▶ Exercise goal
Restate each of the lines below word for word and drop every picture.

▶ Data extract
______________________________
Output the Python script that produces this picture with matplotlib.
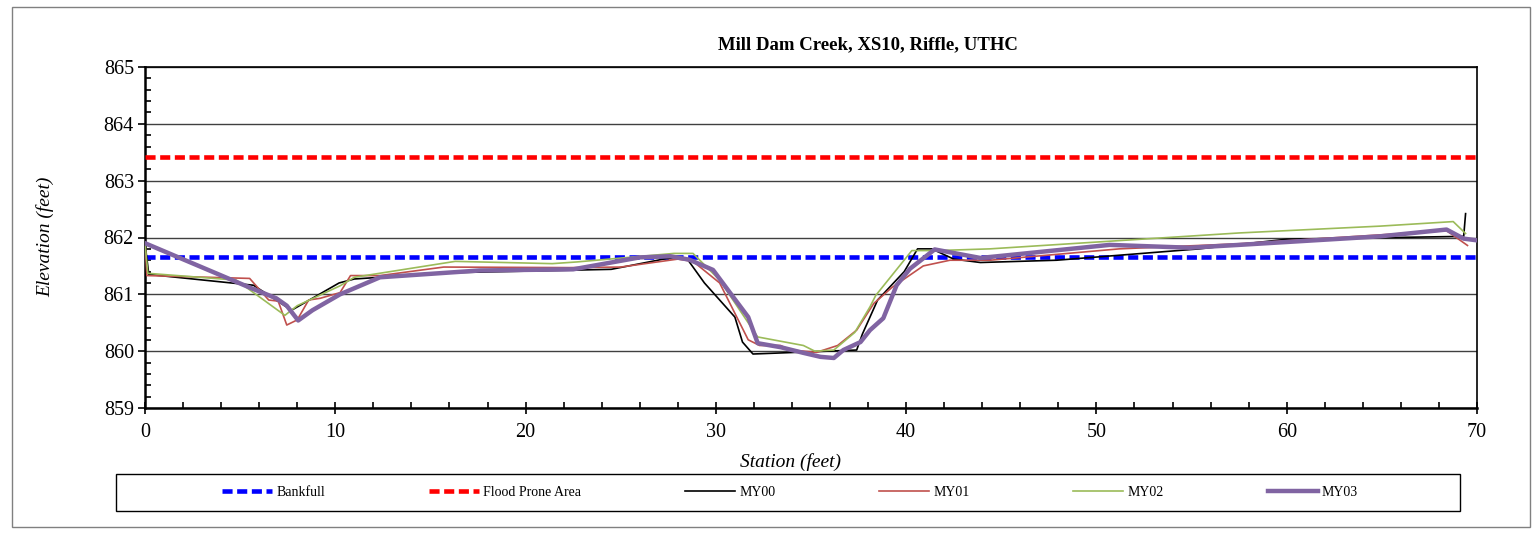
import matplotlib
matplotlib.use('Agg')
import matplotlib.pyplot as plt
from matplotlib.patches import Rectangle
from matplotlib.ticker import MultipleLocator

plt.rcParams['font.family'] = 'Liberation Serif'

# bankfull / flood prone elevations (feet)
bankfull_elev = 861.65
flood_elev    = 863.42

# cross section surveys: station (feet) and elevation (feet)
my00_sta  = [0, 0.2, 5.7, 7.7, 10.2, 11.0, 16.0, 24.5, 27.4, 28.5, 29.4, 31.0, 31.4, 31.95,
             37.4, 37.7, 38.5, 39.9, 40.6, 41.35, 42.5, 43.9, 47.9, 55.4, 60.0, 69.3, 69.4]
my00_elev = [861.90, 861.35, 861.16, 860.72, 861.20, 861.27, 861.38, 861.44, 861.63, 861.62,
             861.20, 860.60, 860.16, 859.95, 860.02, 860.30, 860.90, 861.40, 861.80, 861.80,
             861.62, 861.56, 861.60, 861.80, 861.97, 862.02, 862.42]

my01_sta  = [0, 0.1, 5.5, 6.5, 7.0, 7.45, 8.0, 8.6, 9.2, 10.25, 10.8, 12.35, 15.7, 22.3, 25.0,
             28.0, 28.8, 30.2, 31.1, 31.7, 32.3, 33.4, 33.9, 35.3, 36.4, 37.4, 38.3, 39.25,
             40.9, 42.3, 44.4, 51.2, 57.5, 68.4, 69.5]
my01_elev = [861.90, 861.33, 861.28, 860.90, 860.88, 860.46, 860.55, 860.90, 860.93, 861.03,
             861.33, 861.33, 861.48, 861.47, 861.48, 861.62, 861.58, 861.20, 860.60, 860.20,
             860.10, 860.10, 860.02, 859.98, 860.10, 860.37, 860.84, 861.12, 861.50, 861.60,
             861.60, 861.80, 861.89, 862.12, 861.86]

my02_sta  = [0, 0.15, 4.8, 7.35, 8.0, 10.25, 11.0, 16.3, 21.4, 22.7, 27.8, 28.8, 30.2, 32.2,
             34.6, 35.2, 36.2, 37.3, 38.1, 38.4, 40.3, 41.6, 44.4, 57.5, 64.9, 68.75, 69.4]
my02_elev = [861.90, 861.37, 861.25, 860.63, 860.80, 861.15, 861.30, 861.58, 861.54, 861.57,
             861.72, 861.72, 861.25, 860.25, 860.10, 860.00, 860.02, 860.33, 860.78, 860.98,
             861.77, 861.77, 861.80, 862.08, 862.20, 862.28, 862.07]

my03_sta  = [0, 5.5, 6.9, 7.45, 8.05, 8.8, 10.25, 12.35, 17.6, 22.5, 26.0, 27.6, 28.6, 29.85,
             30.85, 31.7, 32.2, 33.4, 34.6, 35.5, 36.2, 36.7, 37.6, 38.1, 38.8, 39.5, 40.2,
             41.5, 43.9, 50.7, 54.9, 57.5, 64.9, 68.4, 69.3, 70.0]
my03_elev = [861.90, 861.12, 860.93, 860.80, 860.54, 860.72, 861.00, 861.30, 861.42, 861.44,
             861.65, 861.67, 861.61, 861.43, 860.98, 860.60, 860.14, 860.07, 859.97, 859.90,
             859.88, 860.02, 860.16, 860.37, 860.58, 861.16, 861.45, 861.79, 861.64, 861.87,
             861.82, 861.87, 862.02, 862.14, 861.98, 861.95]

W, H = 1532, 549
fig = plt.figure(figsize=(W/100, H/100), dpi=100)
ax  = fig.add_axes([145/W, 1-408/H, (1477-145)/W, (408-67)/H])

# reference lines across the whole section
ax.axhline(bankfull_elev, color='#0000ff', lw=3.3, dashes=(2.2, 1.0), label='Bankfull', zorder=3)
ax.axhline(flood_elev,    color='#ff0000', lw=3.3, dashes=(2.2, 1.0), label='Flood Prone Area', zorder=3)

ax.plot(my00_sta, my00_elev, color='black',   lw=1.2, label='MY00', zorder=4)
ax.plot(my01_sta, my01_elev, color='#c0504d', lw=1.2, label='MY01', zorder=4)
ax.plot(my02_sta, my02_elev, color='#9bbb59', lw=1.2, label='MY02', zorder=4)
ax.plot(my03_sta, my03_elev, color='#8064a2', lw=3.2, label='MY03', zorder=5)

ax.set_xlim(0, 70)
ax.set_ylim(859, 865)
ax.xaxis.set_major_locator(MultipleLocator(10))
ax.xaxis.set_minor_locator(MultipleLocator(2))
ax.yaxis.set_major_locator(MultipleLocator(1))
ax.yaxis.set_minor_locator(MultipleLocator(0.2))
ax.grid(axis='y', which='major', color='#404040', lw=1.0)
ax.set_axisbelow(True)

ax.tick_params(axis='both', which='major', labelsize=14.5, width=1.2)
ax.tick_params(axis='y', which='major', direction='out', length=5, pad=3)
ax.tick_params(axis='x', which='major', direction='inout', length=9, pad=6)
ax.tick_params(axis='both', which='minor', direction='in', length=4, width=1.2)
for side in ['left', 'bottom']:
  ax.spines[side].set_linewidth(1.8)
for side in ['top', 'right']:
  ax.spines[side].set_linewidth(1.2)

fig.text(868/W, 1-45/H, 'Mill Dam Creek, XS10, Riffle, UTHC', ha='center', va='center',
         fontsize=13.5, fontweight='bold')
fig.text(45/W, 1-237/H, 'Elevation (feet)', ha='center', va='center', rotation=90,
         fontsize=14, fontstyle='italic')
fig.text(790/W, 1-462/H, 'Station (feet)', ha='center', va='center',
         fontsize=14, fontstyle='italic')

# legend box below the axis title
fig.add_artist(Rectangle((116/W, 1-511/H), (1460-116)/W, (511-474)/H, transform=fig.transFigure,
                         fill=False, edgecolor='black', lw=1.0))
ax.legend(loc='center', bbox_to_anchor=(222/W, 1-511/H, (1358-222)/W, (511-474)/H),
          bbox_transform=fig.transFigure, mode='expand', ncol=6, frameon=False,
          fontsize=10, handlelength=3.6, handletextpad=0.3, borderpad=0, borderaxespad=0)

# outer chart border
fig.add_artist(Rectangle((12/W, 1-527/H), (1530-12)/W, (527-7)/H, transform=fig.transFigure,
                         fill=False, edgecolor='#808080', lw=1.0))

plt.savefig('out.png', dpi=100)
plt.close()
______________________________
▶ Exercise output
Output the Python script that produces this picture with matplotlib.
import matplotlib
matplotlib.use('Agg')
import matplotlib.pyplot as plt
from matplotlib.patches import Rectangle
from matplotlib.ticker import MultipleLocator

plt.rcParams['font.family'] = 'Liberation Serif'

# bankfull / flood prone elevations (feet)
bankfull_elev = 861.65
flood_elev    = 863.42

# cross section surveys: station (feet) and elevation (feet)
my00_sta  = [0, 0.2, 5.7, 7.7, 10.2, 11.0, 16.0, 24.5, 27.4, 28.5, 29.4, 31.0, 31.4, 31.95,
             37.4, 37.7, 38.5, 39.9, 40.6, 41.35, 42.5, 43.9, 47.9, 55.4, 60.0, 69.3, 69.4]
my00_elev = [861.90, 861.35, 861.16, 860.72, 861.20, 861.27, 861.38, 861.44, 861.63, 861.62,
             861.20, 860.60, 860.16, 859.95, 860.02, 860.30, 860.90, 861.40, 861.80, 861.80,
             861.62, 861.56, 861.60, 861.80, 861.97, 862.02, 862.42]

my01_sta  = [0, 0.1, 5.5, 6.5, 7.0, 7.45, 8.0, 8.6, 9.2, 10.25, 10.8, 12.35, 15.7, 22.3, 25.0,
             28.0, 28.8, 30.2, 31.1, 31.7, 32.3, 33.4, 33.9, 35.3, 36.4, 37.4, 38.3, 39.25,
             40.9, 42.3, 44.4, 51.2, 57.5, 68.4, 69.5]
my01_elev = [861.90, 861.33, 861.28, 860.90, 860.88, 860.46, 860.55, 860.90, 860.93, 861.03,
             861.33, 861.33, 861.48, 861.47, 861.48, 861.62, 861.58, 861.20, 860.60, 860.20,
             860.10, 860.10, 860.02, 859.98, 860.10, 860.37, 860.84, 861.12, 861.50, 861.60,
             861.60, 861.80, 861.89, 862.12, 861.86]

my02_sta  = [0, 0.15, 4.8, 7.35, 8.0, 10.25, 11.0, 16.3, 21.4, 22.7, 27.8, 28.8, 30.2, 32.2,
             34.6, 35.2, 36.2, 37.3, 38.1, 38.4, 40.3, 41.6, 44.4, 57.5, 64.9, 68.75, 69.4]
my02_elev = [861.90, 861.37, 861.25, 860.63, 860.80, 861.15, 861.30, 861.58, 861.54, 861.57,
             861.72, 861.72, 861.25, 860.25, 860.10, 860.00, 860.02, 860.33, 860.78, 860.98,
             861.77, 861.77, 861.80, 862.08, 862.20, 862.28, 862.07]

my03_sta  = [0, 5.5, 6.9, 7.45, 8.05, 8.8, 10.25, 12.35, 17.6, 22.5, 26.0, 27.6, 28.6, 29.85,
             30.85, 31.7, 32.2, 33.4, 34.6, 35.5, 36.2, 36.7, 37.6, 38.1, 38.8, 39.5, 40.2,
             41.5, 43.9, 50.7, 54.9, 57.5, 64.9, 68.4, 69.3, 70.0]
my03_elev = [861.90, 861.12, 860.93, 860.80, 860.54, 860.72, 861.00, 861.30, 861.42, 861.44,
             861.65, 861.67, 861.61, 861.43, 860.98, 860.60, 860.14, 860.07, 859.97, 859.90,
             859.88, 860.02, 860.16, 860.37, 860.58, 861.16, 861.45, 861.79, 861.64, 861.87,
             861.82, 861.87, 862.02, 862.14, 861.98, 861.95]

W, H = 1532, 549
fig = plt.figure(figsize=(W/100, H/100), dpi=100)
ax  = fig.add_axes([145/W, 1-408/H, (1477-145)/W, (408-67)/H])

# reference lines across the whole section
ax.axhline(bankfull_elev, color='#0000ff', lw=3.3, dashes=(2.2, 1.0), label='Bankfull', zorder=3)
ax.axhline(flood_elev,    color='#ff0000', lw=3.3, dashes=(2.2, 1.0), label='Flood Prone Area', zorder=3)

ax.plot(my00_sta, my00_elev, color='black',   lw=1.2, label='MY00', zorder=4)
ax.plot(my01_sta, my01_elev, color='#c0504d', lw=1.2, label='MY01', zorder=4)
ax.plot(my02_sta, my02_elev, color='#9bbb59', lw=1.2, label='MY02', zorder=4)
ax.plot(my03_sta, my03_elev, color='#8064a2', lw=3.2, label='MY03', zorder=5)

ax.set_xlim(0, 70)
ax.set_ylim(859, 865)
ax.xaxis.set_major_locator(MultipleLocator(10))
ax.xaxis.set_minor_locator(MultipleLocator(2))
ax.yaxis.set_major_locator(MultipleLocator(1))
ax.yaxis.set_minor_locator(MultipleLocator(0.2))
ax.grid(axis='y', which='major', color='#404040', lw=1.0)
ax.set_axisbelow(True)

ax.tick_params(axis='both', which='major', labelsize=14.5, width=1.2)
ax.tick_params(axis='y', which='major', direction='out', length=5, pad=3)
ax.tick_params(axis='x', which='major', direction='inout', length=9, pad=6)
ax.tick_params(axis='both', which='minor', direction='in', length=4, width=1.2)
for side in ['left', 'bottom']:
  ax.spines[side].set_linewidth(1.8)
for side in ['top', 'right']:
  ax.spines[side].set_linewidth(1.2)

fig.text(868/W, 1-45/H, 'Mill Dam Creek, XS10, Riffle, UTHC', ha='center', va='center',
         fontsize=13.5, fontweight='bold')
fig.text(45/W, 1-237/H, 'Elevation (feet)', ha='center', va='center', rotation=90,
         fontsize=14, fontstyle='italic')
fig.text(790/W, 1-462/H, 'Station (feet)', ha='center', va='center',
         fontsize=14, fontstyle='italic')

# legend box below the axis title
fig.add_artist(Rectangle((116/W, 1-511/H), (1460-116)/W, (511-474)/H, transform=fig.transFigure,
                         fill=False, edgecolor='black', lw=1.0))
ax.legend(loc='center', bbox_to_anchor=(222/W, 1-511/H, (1358-222)/W, (511-474)/H),
          bbox_transform=fig.transFigure, mode='expand', ncol=6, frameon=False,
          fontsize=10, handlelength=3.6, handletextpad=0.3, borderpad=0, borderaxespad=0)

# outer chart border
fig.add_artist(Rectangle((12/W, 1-527/H), (1530-12)/W, (527-7)/H, transform=fig.transFigure,
                         fill=False, edgecolor='#808080', lw=1.0))

plt.savefig('out.png', dpi=100)
plt.close()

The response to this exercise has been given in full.